"""

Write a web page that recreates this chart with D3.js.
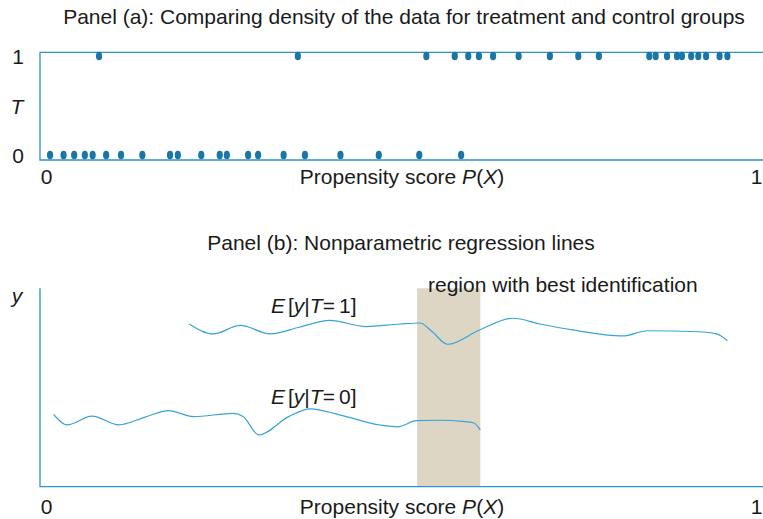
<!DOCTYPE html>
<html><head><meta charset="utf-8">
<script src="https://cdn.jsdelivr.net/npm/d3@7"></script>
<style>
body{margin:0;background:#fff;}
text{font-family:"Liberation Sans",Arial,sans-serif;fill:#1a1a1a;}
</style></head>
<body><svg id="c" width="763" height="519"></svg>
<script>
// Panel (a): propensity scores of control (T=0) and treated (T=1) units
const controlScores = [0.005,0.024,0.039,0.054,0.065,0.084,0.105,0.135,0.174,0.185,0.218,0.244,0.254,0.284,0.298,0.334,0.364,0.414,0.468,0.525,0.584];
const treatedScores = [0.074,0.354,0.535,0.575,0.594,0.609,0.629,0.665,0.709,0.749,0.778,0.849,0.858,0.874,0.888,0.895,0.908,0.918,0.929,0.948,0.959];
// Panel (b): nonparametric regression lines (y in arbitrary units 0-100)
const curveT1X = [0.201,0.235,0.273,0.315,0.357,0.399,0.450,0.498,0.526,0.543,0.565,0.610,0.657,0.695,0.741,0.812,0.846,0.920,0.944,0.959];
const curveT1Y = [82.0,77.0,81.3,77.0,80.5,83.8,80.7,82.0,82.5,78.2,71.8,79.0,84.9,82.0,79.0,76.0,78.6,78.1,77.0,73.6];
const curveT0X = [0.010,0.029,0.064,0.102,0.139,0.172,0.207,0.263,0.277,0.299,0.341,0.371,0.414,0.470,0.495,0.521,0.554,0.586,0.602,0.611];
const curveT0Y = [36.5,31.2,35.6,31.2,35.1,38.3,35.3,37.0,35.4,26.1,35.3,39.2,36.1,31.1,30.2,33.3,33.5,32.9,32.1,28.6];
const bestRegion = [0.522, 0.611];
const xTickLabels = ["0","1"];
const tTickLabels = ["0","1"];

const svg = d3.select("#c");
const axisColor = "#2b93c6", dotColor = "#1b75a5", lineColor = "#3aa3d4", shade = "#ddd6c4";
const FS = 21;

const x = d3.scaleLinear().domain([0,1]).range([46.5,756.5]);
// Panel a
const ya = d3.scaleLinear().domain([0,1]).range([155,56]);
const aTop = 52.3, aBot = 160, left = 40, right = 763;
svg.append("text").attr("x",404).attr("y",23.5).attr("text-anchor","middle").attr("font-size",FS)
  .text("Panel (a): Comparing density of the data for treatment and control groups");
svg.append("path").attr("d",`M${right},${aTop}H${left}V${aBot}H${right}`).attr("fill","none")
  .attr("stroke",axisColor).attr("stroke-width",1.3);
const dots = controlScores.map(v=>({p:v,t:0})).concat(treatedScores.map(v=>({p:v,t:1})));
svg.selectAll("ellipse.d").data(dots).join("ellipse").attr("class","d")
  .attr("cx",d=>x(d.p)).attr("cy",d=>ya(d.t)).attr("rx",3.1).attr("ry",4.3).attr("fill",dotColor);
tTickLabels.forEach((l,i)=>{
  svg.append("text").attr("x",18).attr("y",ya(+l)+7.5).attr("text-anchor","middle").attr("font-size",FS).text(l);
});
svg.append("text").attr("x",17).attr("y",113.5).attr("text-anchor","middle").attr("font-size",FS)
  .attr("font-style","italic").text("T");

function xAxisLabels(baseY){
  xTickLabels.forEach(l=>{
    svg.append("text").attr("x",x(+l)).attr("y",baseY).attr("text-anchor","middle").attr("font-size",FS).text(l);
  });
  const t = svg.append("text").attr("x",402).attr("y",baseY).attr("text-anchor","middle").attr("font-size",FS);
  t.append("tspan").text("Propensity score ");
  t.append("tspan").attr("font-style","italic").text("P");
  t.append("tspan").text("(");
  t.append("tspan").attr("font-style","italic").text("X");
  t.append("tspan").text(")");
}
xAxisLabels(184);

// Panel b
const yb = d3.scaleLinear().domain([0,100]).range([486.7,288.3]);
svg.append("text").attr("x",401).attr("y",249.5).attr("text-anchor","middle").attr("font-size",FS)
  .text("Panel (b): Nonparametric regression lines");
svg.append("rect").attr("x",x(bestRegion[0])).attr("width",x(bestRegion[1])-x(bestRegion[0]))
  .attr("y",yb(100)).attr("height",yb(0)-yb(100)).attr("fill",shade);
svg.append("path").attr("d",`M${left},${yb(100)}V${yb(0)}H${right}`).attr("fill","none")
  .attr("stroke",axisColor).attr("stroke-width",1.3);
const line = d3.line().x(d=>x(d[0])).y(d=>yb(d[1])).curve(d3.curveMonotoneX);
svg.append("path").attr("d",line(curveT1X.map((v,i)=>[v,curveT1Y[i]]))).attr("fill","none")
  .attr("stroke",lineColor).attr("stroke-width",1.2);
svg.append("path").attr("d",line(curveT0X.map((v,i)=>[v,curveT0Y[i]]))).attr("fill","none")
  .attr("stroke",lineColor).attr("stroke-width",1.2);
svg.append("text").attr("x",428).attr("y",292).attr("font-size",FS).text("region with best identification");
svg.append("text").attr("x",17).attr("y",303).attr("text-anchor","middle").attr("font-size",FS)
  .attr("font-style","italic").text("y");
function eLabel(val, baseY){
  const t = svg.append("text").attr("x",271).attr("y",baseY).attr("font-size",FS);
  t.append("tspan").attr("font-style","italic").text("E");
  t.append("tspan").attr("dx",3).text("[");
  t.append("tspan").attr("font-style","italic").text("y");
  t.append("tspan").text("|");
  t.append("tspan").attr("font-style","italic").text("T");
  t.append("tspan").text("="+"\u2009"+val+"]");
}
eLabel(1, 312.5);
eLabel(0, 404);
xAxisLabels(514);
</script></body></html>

"""

→ **Stated problem**: Exclude the images, then output the data above word for word.

→ **Result of this exercise**:
Write a web page that recreates this chart with D3.js.
<!DOCTYPE html>
<html><head><meta charset="utf-8">
<script src="https://cdn.jsdelivr.net/npm/d3@7"></script>
<style>
body{margin:0;background:#fff;}
text{font-family:"Liberation Sans",Arial,sans-serif;fill:#1a1a1a;}
</style></head>
<body><svg id="c" width="763" height="519"></svg>
<script>
// Panel (a): propensity scores of control (T=0) and treated (T=1) units
const controlScores = [0.005,0.024,0.039,0.054,0.065,0.084,0.105,0.135,0.174,0.185,0.218,0.244,0.254,0.284,0.298,0.334,0.364,0.414,0.468,0.525,0.584];
const treatedScores = [0.074,0.354,0.535,0.575,0.594,0.609,0.629,0.665,0.709,0.749,0.778,0.849,0.858,0.874,0.888,0.895,0.908,0.918,0.929,0.948,0.959];
// Panel (b): nonparametric regression lines (y in arbitrary units 0-100)
const curveT1X = [0.201,0.235,0.273,0.315,0.357,0.399,0.450,0.498,0.526,0.543,0.565,0.610,0.657,0.695,0.741,0.812,0.846,0.920,0.944,0.959];
const curveT1Y = [82.0,77.0,81.3,77.0,80.5,83.8,80.7,82.0,82.5,78.2,71.8,79.0,84.9,82.0,79.0,76.0,78.6,78.1,77.0,73.6];
const curveT0X = [0.010,0.029,0.064,0.102,0.139,0.172,0.207,0.263,0.277,0.299,0.341,0.371,0.414,0.470,0.495,0.521,0.554,0.586,0.602,0.611];
const curveT0Y = [36.5,31.2,35.6,31.2,35.1,38.3,35.3,37.0,35.4,26.1,35.3,39.2,36.1,31.1,30.2,33.3,33.5,32.9,32.1,28.6];
const bestRegion = [0.522, 0.611];
const xTickLabels = ["0","1"];
const tTickLabels = ["0","1"];

const svg = d3.select("#c");
const axisColor = "#2b93c6", dotColor = "#1b75a5", lineColor = "#3aa3d4", shade = "#ddd6c4";
const FS = 21;

const x = d3.scaleLinear().domain([0,1]).range([46.5,756.5]);
// Panel a
const ya = d3.scaleLinear().domain([0,1]).range([155,56]);
const aTop = 52.3, aBot = 160, left = 40, right = 763;
svg.append("text").attr("x",404).attr("y",23.5).attr("text-anchor","middle").attr("font-size",FS)
  .text("Panel (a): Comparing density of the data for treatment and control groups");
svg.append("path").attr("d",`M${right},${aTop}H${left}V${aBot}H${right}`).attr("fill","none")
  .attr("stroke",axisColor).attr("stroke-width",1.3);
const dots = controlScores.map(v=>({p:v,t:0})).concat(treatedScores.map(v=>({p:v,t:1})));
svg.selectAll("ellipse.d").data(dots).join("ellipse").attr("class","d")
  .attr("cx",d=>x(d.p)).attr("cy",d=>ya(d.t)).attr("rx",3.1).attr("ry",4.3).attr("fill",dotColor);
tTickLabels.forEach((l,i)=>{
  svg.append("text").attr("x",18).attr("y",ya(+l)+7.5).attr("text-anchor","middle").attr("font-size",FS).text(l);
});
svg.append("text").attr("x",17).attr("y",113.5).attr("text-anchor","middle").attr("font-size",FS)
  .attr("font-style","italic").text("T");

function xAxisLabels(baseY){
  xTickLabels.forEach(l=>{
    svg.append("text").attr("x",x(+l)).attr("y",baseY).attr("text-anchor","middle").attr("font-size",FS).text(l);
  });
  const t = svg.append("text").attr("x",402).attr("y",baseY).attr("text-anchor","middle").attr("font-size",FS);
  t.append("tspan").text("Propensity score ");
  t.append("tspan").attr("font-style","italic").text("P");
  t.append("tspan").text("(");
  t.append("tspan").attr("font-style","italic").text("X");
  t.append("tspan").text(")");
}
xAxisLabels(184);

// Panel b
const yb = d3.scaleLinear().domain([0,100]).range([486.7,288.3]);
svg.append("text").attr("x",401).attr("y",249.5).attr("text-anchor","middle").attr("font-size",FS)
  .text("Panel (b): Nonparametric regression lines");
svg.append("rect").attr("x",x(bestRegion[0])).attr("width",x(bestRegion[1])-x(bestRegion[0]))
  .attr("y",yb(100)).attr("height",yb(0)-yb(100)).attr("fill",shade);
svg.append("path").attr("d",`M${left},${yb(100)}V${yb(0)}H${right}`).attr("fill","none")
  .attr("stroke",axisColor).attr("stroke-width",1.3);
const line = d3.line().x(d=>x(d[0])).y(d=>yb(d[1])).curve(d3.curveMonotoneX);
svg.append("path").attr("d",line(curveT1X.map((v,i)=>[v,curveT1Y[i]]))).attr("fill","none")
  .attr("stroke",lineColor).attr("stroke-width",1.2);
svg.append("path").attr("d",line(curveT0X.map((v,i)=>[v,curveT0Y[i]]))).attr("fill","none")
  .attr("stroke",lineColor).attr("stroke-width",1.2);
svg.append("text").attr("x",428).attr("y",292).attr("font-size",FS).text("region with best identification");
svg.append("text").attr("x",17).attr("y",303).attr("text-anchor","middle").attr("font-size",FS)
  .attr("font-style","italic").text("y");
function eLabel(val, baseY){
  const t = svg.append("text").attr("x",271).attr("y",baseY).attr("font-size",FS);
  t.append("tspan").attr("font-style","italic").text("E");
  t.append("tspan").attr("dx",3).text("[");
  t.append("tspan").attr("font-style","italic").text("y");
  t.append("tspan").text("|");
  t.append("tspan").attr("font-style","italic").text("T");
  t.append("tspan").text("="+"\u2009"+val+"]");
}
eLabel(1, 312.5);
eLabel(0, 404);
xAxisLabels(514);
</script></body></html>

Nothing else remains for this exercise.